Five rats of each sex and dose were exposed to the structural analogue (CAS 1760 -24 -3) in a whole body exposure chamber for 4 h at concentrations (aerosols) of 0.515, 1.06, 1.49, 2.44 and 5.75 mg/L. The animals were observed for 14 days after administration. The LC50 was calculated to be > 1.49 - < 2.44 mg/L air. Eight out of ten animals (5 male, 3 female) died at a concentration of 2.44 mg/L during the observation period. Nine out of 10 animals (5 male, 4 female) died during the observation period when exposed to the highest concentration of 5.75 mg/l. The predominant clinical signs detected during exposure were exaggerated breathing and partially closed eyes in all test groups as well as reduced motor activity in exposure groups 0.515 to 2.44 mg/L. Clinical signs recorded during the observation period were irregular noisy and/or exaggerated breathing in all groups as well as partially closed eyes in all treated groups, except the 0.515 mg/L group. Ataxia was observed in the two female rats from the 2.44 mg/l group that survived. A dose-related reduction in body weight gain over the observation period was observed in animals from 0.515 to 1.49 mg/L. Gross pathology revealed severely congested lungs in all deceased animals, which is considered to be associated with the cause of death. Pale raised lungs were also observed in the lungs of a proportion of surviving rats of both sexes in all other groups exposed to the test aerosol.
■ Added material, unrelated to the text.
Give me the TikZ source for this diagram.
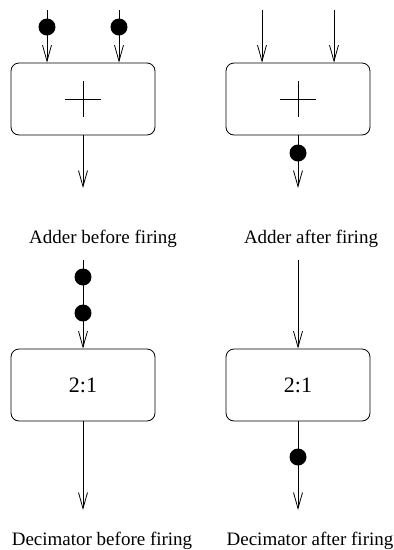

Food consumption by the test groups was lower compared to the control group during the observation period.

 

Acute Dermal

An LD50 in rabbits greater that 2000 mg/kg bw was identified in the key acute dermal toxicity study with the structural analogue substance (CAS 1760 -24 -3), conducted according to EPA OPPTS 870.1200 (Acute Dermal Toxicity) and to GLP (Dow Corning Corporation, 2000b). At this limit dose there were no deaths, clinical signs of concern, macroscopic findings or significant effects on bodyweight. The only findings were irritation at the application site.

A further limit study conducted in the rat to a standard guideline and GLP, reliability 1, reported the LD50 as >2009 mg/kg bw (Hazelton France, 1992). Two studiesin the rabbit, one sufficiently documented but without GLP and reliability 2 (Mellon Institute, 1975) and one identified only as a brief report and therefore reliability 4 (Mellon Institute, 1966) reported LD50 values in excess of that of the key study.

Justification for classification or non-classification

The available experimental data with a structural analogue on acute oral and dermal toxicitydo not meet the criteria for classification according to Regulation (EC) No. 1272/2008 (CLP) and are therefore conclusive but not sufficient for classification. For acute inhalation toxicity with a structural analogue available data meet the criteria for classification according to Regulation (EC) 1272/2008, and is therefore classified as acute toxic Category 4 (H332). However, due to the constituent methanol not present in the tested material but relevant for substance identity, classification and labelling as acute toxic Category 4 (H302) and Category 3 (311, 331) as well as for STOT SE 1 (oral, dermal, inhalation; H370) of the substance according to Regulation (EC) No. 1272/2008 is warranted due to the presence of the constituent = 60%.